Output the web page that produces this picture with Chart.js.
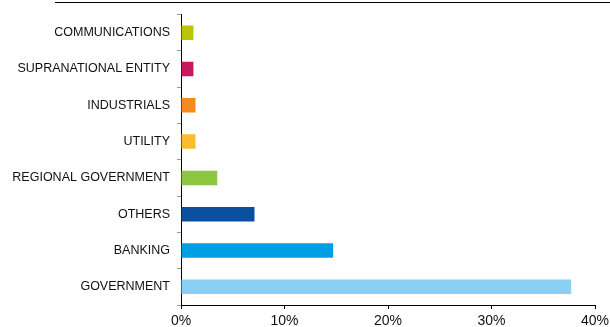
<!DOCTYPE html>
<html>
<head>
<meta charset="utf-8">
<script src="https://cdn.jsdelivr.net/npm/chart.js@4/dist/chart.umd.min.js"></script>
<style>
  html, body { margin: 0; padding: 0; background: #fff; }
  #wrap { position: relative; width: 610px; height: 327px; }
  #topline { position: absolute; left: 55px; right: 0; top: 2px; border-top: 1px solid #000; }
</style>
</head>
<body>
<div id="wrap">
  <div id="topline"></div>
  <canvas id="chart" width="610" height="327"></canvas>
</div>
<script>
// sectors, top to bottom
const sectors = ['COMMUNICATIONS', 'SUPRANATIONAL ENTITY', 'INDUSTRIALS', 'UTILITY',
    'REGIONAL GOVERNMENT', 'OTHERS', 'BANKING', 'GOVERNMENT']
const weights = [1.2, 1.2, 1.4, 1.4, 3.5, 7.1, 14.7, 37.7]
const barColors = ['#bcc500', '#c9195e', '#f7891f', '#fdbb30', '#8cc63f', '#0a4fa0', '#009fe3', '#89d0f2']
const xTicks = [0, 10, 20, 30, 40]

const ctx = document.getElementById('chart').getContext('2d')
const chart = new Chart(ctx, {
    type: 'bar',
    data: {
        labels: sectors,
        datasets: [{
            data: weights,
            backgroundColor: barColors,
            barPercentage: 0.4,
            categoryPercentage: 1
        }]
    },
    options: {
        indexAxis: 'y',
        responsive: false,
        animation: false,
        layout: { padding: { top: 12, right: 15, left: 0, bottom: 0 } },
        plugins: { legend: { display: false }, tooltip: { enabled: false } },
        scales: {
            x: {
                min: 0,
                max: 40,
                afterBuildTicks: (s) => { s.ticks = xTicks.map(v => ({ value: v })) },
                afterFit: (s) => { s.height = 22; s.paddingRight = 0 },
                border: { color: '#000', width: 1 },
                grid: { drawOnChartArea: false, tickLength: 4, color: '#000' },
                ticks: {
                    padding: 4,
                    maxRotation: 0,
                    color: '#111',
                    font: { family: 'Arial, "Liberation Sans"', size: 14 },
                    callback: (v) => v + '%'
                }
            },
            y: {
                afterFit: (s) => { s.width = 181 },
                border: { color: '#000', width: 1 },
                grid: { drawOnChartArea: false, offset: true, tickLength: 4, color: '#999' },
                ticks: {
                    padding: 7,
                    color: '#111',
                    font: { family: 'Arial, "Liberation Sans"', size: 12.5 }
                }
            }
        }
    }
})
</script>
</body>
</html>
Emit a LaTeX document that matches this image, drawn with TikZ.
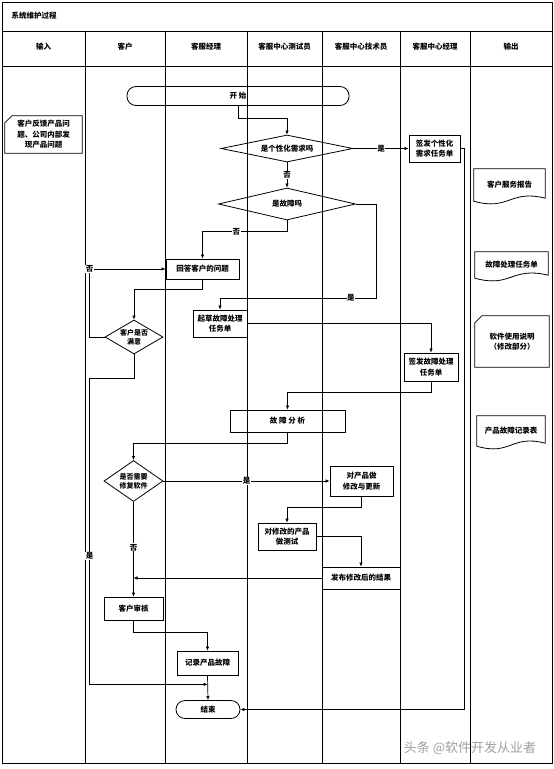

* DIRECTIONS FOR THIS TASK *
Your task is to transcribe all of the records precisely, with no images included.

* RESPONSE *
Output the web page that produces this picture with Chart.js.
<!DOCTYPE html>
<html>
<head>
<meta charset="utf-8">
<script src="https://cdn.jsdelivr.net/npm/chart.js@4/dist/chart.umd.min.js"></script>
<style>
  html, body { margin: 0; padding: 0; background: #fff; }
  #wrap { position: relative; width: 610px; height: 327px; }
  #topline { position: absolute; left: 55px; right: 0; top: 2px; border-top: 1px solid #000; }
</style>
</head>
<body>
<div id="wrap">
  <div id="topline"></div>
  <canvas id="chart" width="610" height="327"></canvas>
</div>
<script>
// sectors, top to bottom
const sectors = ['COMMUNICATIONS', 'SUPRANATIONAL ENTITY', 'INDUSTRIALS', 'UTILITY',
    'REGIONAL GOVERNMENT', 'OTHERS', 'BANKING', 'GOVERNMENT']
const weights = [1.2, 1.2, 1.4, 1.4, 3.5, 7.1, 14.7, 37.7]
const barColors = ['#bcc500', '#c9195e', '#f7891f', '#fdbb30', '#8cc63f', '#0a4fa0', '#009fe3', '#89d0f2']
const xTicks = [0, 10, 20, 30, 40]

const ctx = document.getElementById('chart').getContext('2d')
const chart = new Chart(ctx, {
    type: 'bar',
    data: {
        labels: sectors,
        datasets: [{
            data: weights,
            backgroundColor: barColors,
            barPercentage: 0.4,
            categoryPercentage: 1
        }]
    },
    options: {
        indexAxis: 'y',
        responsive: false,
        animation: false,
        layout: { padding: { top: 12, right: 15, left: 0, bottom: 0 } },
        plugins: { legend: { display: false }, tooltip: { enabled: false } },
        scales: {
            x: {
                min: 0,
                max: 40,
                afterBuildTicks: (s) => { s.ticks = xTicks.map(v => ({ value: v })) },
                afterFit: (s) => { s.height = 22; s.paddingRight = 0 },
                border: { color: '#000', width: 1 },
                grid: { drawOnChartArea: false, tickLength: 4, color: '#000' },
                ticks: {
                    padding: 4,
                    maxRotation: 0,
                    color: '#111',
                    font: { family: 'Arial, "Liberation Sans"', size: 14 },
                    callback: (v) => v + '%'
                }
            },
            y: {
                afterFit: (s) => { s.width = 181 },
                border: { color: '#000', width: 1 },
                grid: { drawOnChartArea: false, offset: true, tickLength: 4, color: '#999' },
                ticks: {
                    padding: 7,
                    color: '#111',
                    font: { family: 'Arial, "Liberation Sans"', size: 12.5 }
                }
            }
        }
    }
})
</script>
</body>
</html>
Emit a LaTeX document that matches this image, drawn with TikZ.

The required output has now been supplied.